+++ Task material +++
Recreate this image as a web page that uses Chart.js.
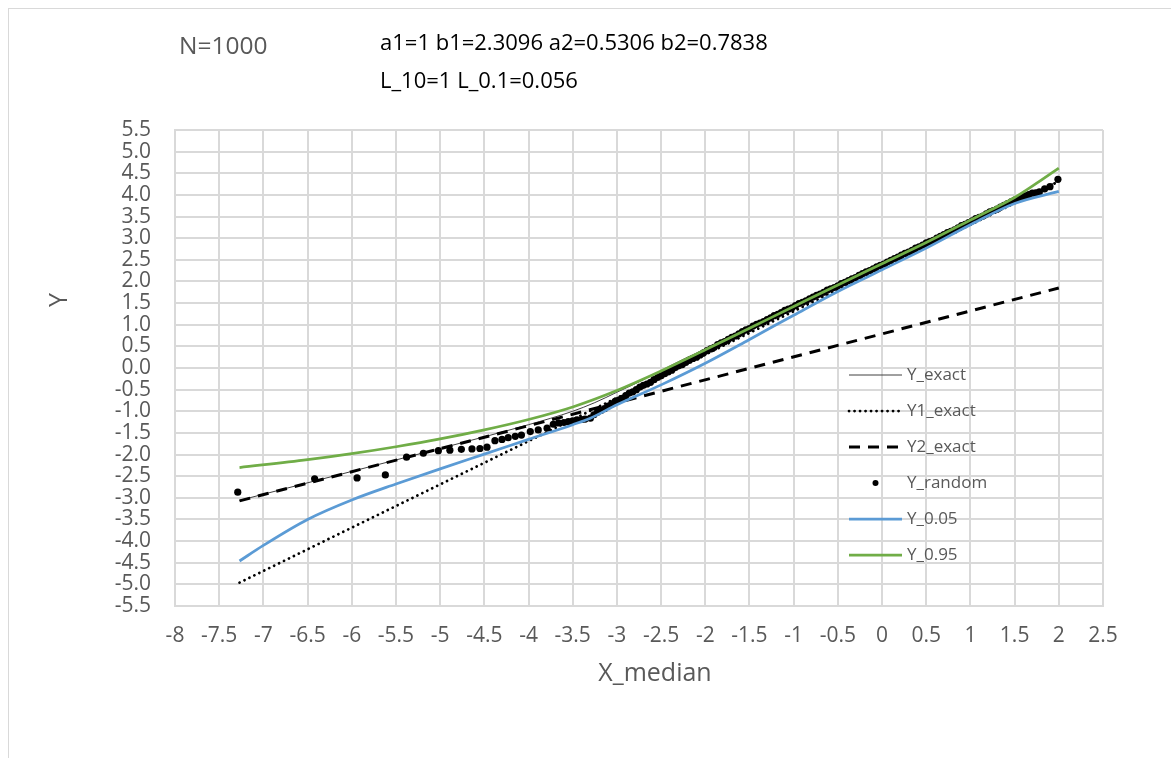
+++
+++ Task material +++
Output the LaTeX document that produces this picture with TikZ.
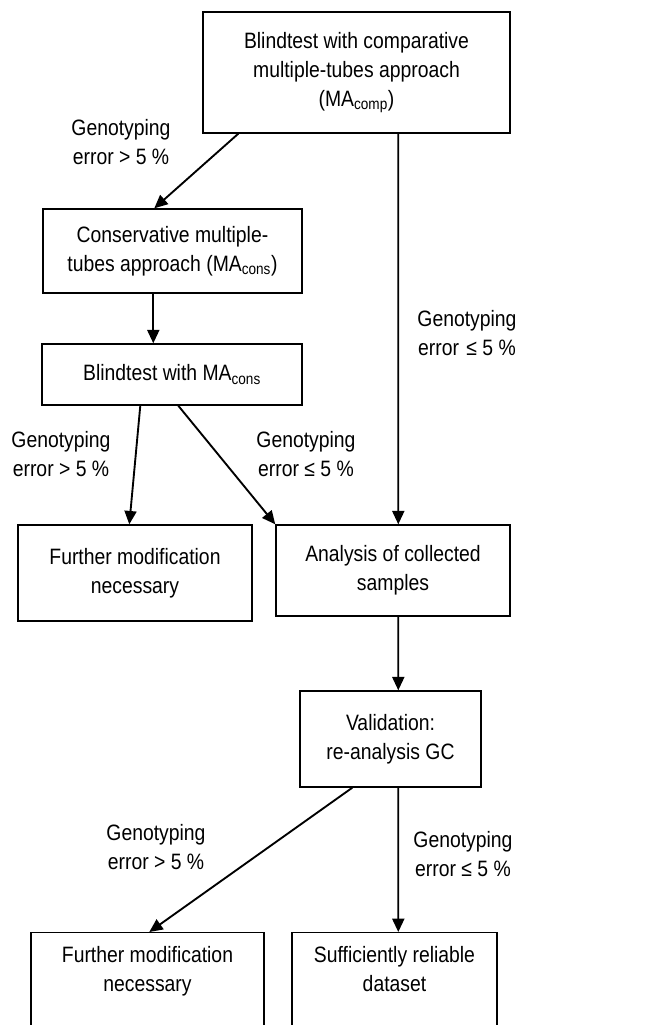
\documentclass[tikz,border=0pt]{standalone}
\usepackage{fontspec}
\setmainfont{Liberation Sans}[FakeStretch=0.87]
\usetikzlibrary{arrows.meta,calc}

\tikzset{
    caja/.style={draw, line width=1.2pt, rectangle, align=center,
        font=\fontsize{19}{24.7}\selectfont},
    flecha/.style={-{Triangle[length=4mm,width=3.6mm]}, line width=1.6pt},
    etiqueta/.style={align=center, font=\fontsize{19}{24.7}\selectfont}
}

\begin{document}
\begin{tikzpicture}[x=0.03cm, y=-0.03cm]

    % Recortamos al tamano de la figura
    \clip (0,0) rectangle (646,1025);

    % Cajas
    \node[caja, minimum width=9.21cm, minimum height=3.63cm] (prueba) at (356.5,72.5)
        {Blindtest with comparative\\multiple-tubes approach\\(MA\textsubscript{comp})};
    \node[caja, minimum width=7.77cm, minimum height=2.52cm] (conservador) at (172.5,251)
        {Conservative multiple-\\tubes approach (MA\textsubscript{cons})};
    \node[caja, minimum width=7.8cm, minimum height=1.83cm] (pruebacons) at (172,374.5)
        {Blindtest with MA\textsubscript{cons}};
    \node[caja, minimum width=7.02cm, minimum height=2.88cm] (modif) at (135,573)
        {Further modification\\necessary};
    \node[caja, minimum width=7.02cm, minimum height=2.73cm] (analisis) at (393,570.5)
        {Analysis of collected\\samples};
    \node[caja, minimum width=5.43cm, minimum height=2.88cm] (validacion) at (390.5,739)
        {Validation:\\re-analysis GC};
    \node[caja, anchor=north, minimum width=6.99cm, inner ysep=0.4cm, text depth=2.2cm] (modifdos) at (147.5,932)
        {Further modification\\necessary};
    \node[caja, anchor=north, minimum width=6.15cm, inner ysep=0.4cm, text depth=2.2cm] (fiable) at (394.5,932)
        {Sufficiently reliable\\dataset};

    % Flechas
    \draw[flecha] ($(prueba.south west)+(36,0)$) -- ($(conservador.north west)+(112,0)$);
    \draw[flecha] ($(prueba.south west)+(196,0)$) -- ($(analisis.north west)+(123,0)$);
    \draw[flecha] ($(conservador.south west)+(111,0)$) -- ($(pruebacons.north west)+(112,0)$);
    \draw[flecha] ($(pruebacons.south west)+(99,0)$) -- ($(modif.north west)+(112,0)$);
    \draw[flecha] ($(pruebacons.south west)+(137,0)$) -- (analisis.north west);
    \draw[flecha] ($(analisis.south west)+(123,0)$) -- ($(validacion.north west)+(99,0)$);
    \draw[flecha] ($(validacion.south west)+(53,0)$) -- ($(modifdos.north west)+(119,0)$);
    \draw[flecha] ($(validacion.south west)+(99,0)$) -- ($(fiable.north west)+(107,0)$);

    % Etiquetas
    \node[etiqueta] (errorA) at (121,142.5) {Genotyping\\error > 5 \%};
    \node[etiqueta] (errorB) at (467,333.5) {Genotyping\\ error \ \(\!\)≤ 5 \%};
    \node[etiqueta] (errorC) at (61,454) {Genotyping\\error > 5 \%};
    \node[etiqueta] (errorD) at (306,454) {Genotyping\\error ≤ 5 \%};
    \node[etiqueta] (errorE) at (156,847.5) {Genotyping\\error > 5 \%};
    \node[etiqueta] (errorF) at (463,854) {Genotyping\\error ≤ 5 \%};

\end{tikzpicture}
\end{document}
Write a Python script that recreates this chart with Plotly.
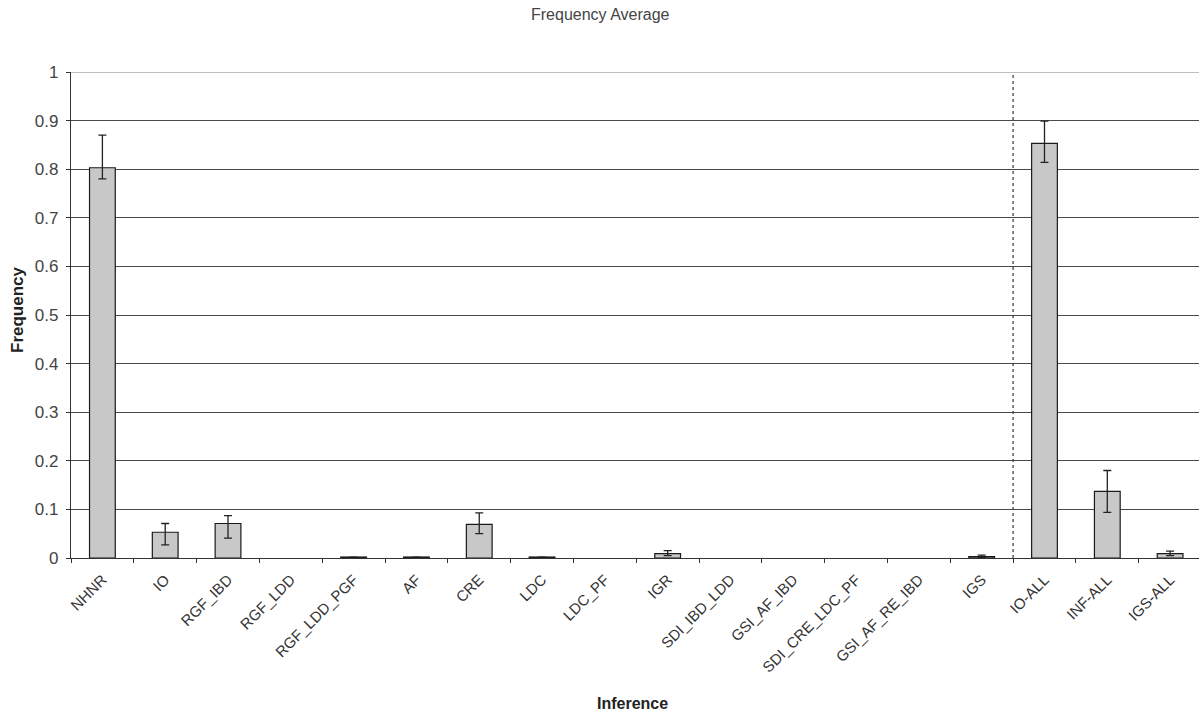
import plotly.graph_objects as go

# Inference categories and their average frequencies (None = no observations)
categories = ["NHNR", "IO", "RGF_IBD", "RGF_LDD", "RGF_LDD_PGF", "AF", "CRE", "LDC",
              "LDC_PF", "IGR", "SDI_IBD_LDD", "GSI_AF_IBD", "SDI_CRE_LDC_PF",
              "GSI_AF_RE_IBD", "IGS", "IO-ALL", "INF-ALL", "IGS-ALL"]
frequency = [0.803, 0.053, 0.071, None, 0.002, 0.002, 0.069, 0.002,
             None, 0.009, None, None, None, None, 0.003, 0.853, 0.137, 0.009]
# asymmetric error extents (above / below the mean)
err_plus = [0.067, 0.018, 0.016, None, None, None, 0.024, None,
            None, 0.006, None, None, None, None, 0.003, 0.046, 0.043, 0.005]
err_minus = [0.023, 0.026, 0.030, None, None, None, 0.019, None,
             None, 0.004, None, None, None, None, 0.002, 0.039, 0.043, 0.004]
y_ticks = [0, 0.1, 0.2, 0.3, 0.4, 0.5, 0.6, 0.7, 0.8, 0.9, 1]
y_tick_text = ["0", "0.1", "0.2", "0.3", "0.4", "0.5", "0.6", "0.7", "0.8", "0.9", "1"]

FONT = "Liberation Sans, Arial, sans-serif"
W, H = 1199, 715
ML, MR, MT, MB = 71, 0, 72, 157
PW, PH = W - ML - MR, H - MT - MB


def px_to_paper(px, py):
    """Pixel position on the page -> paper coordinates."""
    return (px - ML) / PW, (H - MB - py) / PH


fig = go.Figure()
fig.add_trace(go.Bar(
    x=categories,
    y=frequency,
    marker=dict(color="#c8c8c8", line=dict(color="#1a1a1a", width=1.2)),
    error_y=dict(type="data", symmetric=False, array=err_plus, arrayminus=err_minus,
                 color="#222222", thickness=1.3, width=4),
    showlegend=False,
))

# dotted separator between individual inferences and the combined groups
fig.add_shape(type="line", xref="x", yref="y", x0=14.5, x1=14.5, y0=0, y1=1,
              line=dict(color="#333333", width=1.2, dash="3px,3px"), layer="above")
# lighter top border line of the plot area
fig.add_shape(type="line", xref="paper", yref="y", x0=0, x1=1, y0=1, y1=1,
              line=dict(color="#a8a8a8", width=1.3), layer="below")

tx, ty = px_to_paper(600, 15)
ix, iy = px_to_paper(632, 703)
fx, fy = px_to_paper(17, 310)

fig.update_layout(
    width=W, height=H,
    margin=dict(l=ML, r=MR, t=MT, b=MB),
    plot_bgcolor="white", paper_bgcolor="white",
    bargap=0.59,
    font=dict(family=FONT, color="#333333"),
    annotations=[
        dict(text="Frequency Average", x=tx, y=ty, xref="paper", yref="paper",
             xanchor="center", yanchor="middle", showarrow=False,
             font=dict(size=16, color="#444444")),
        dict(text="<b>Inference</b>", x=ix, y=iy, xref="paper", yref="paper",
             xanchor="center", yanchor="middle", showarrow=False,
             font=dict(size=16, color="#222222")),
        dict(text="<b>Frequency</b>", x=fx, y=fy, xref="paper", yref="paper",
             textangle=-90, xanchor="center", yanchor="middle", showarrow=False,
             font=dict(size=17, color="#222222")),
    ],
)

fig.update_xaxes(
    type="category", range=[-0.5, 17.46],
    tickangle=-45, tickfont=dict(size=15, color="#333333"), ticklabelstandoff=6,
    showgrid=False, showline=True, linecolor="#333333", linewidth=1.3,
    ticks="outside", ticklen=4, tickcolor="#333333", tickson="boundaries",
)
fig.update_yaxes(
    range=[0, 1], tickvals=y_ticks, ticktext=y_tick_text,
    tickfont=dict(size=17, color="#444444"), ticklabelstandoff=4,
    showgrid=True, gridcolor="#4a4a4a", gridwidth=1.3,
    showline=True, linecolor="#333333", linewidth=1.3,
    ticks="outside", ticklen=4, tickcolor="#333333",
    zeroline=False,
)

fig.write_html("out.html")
+++
▸ Given instruction
Starting at the line that contains "Write a Python" and stopping after the line that contains "import plotly.graph_objects as go", copy every line exactly. Leave any pictures behind.

▸ Result
Write a Python script that recreates this chart with Plotly.
import plotly.graph_objects as go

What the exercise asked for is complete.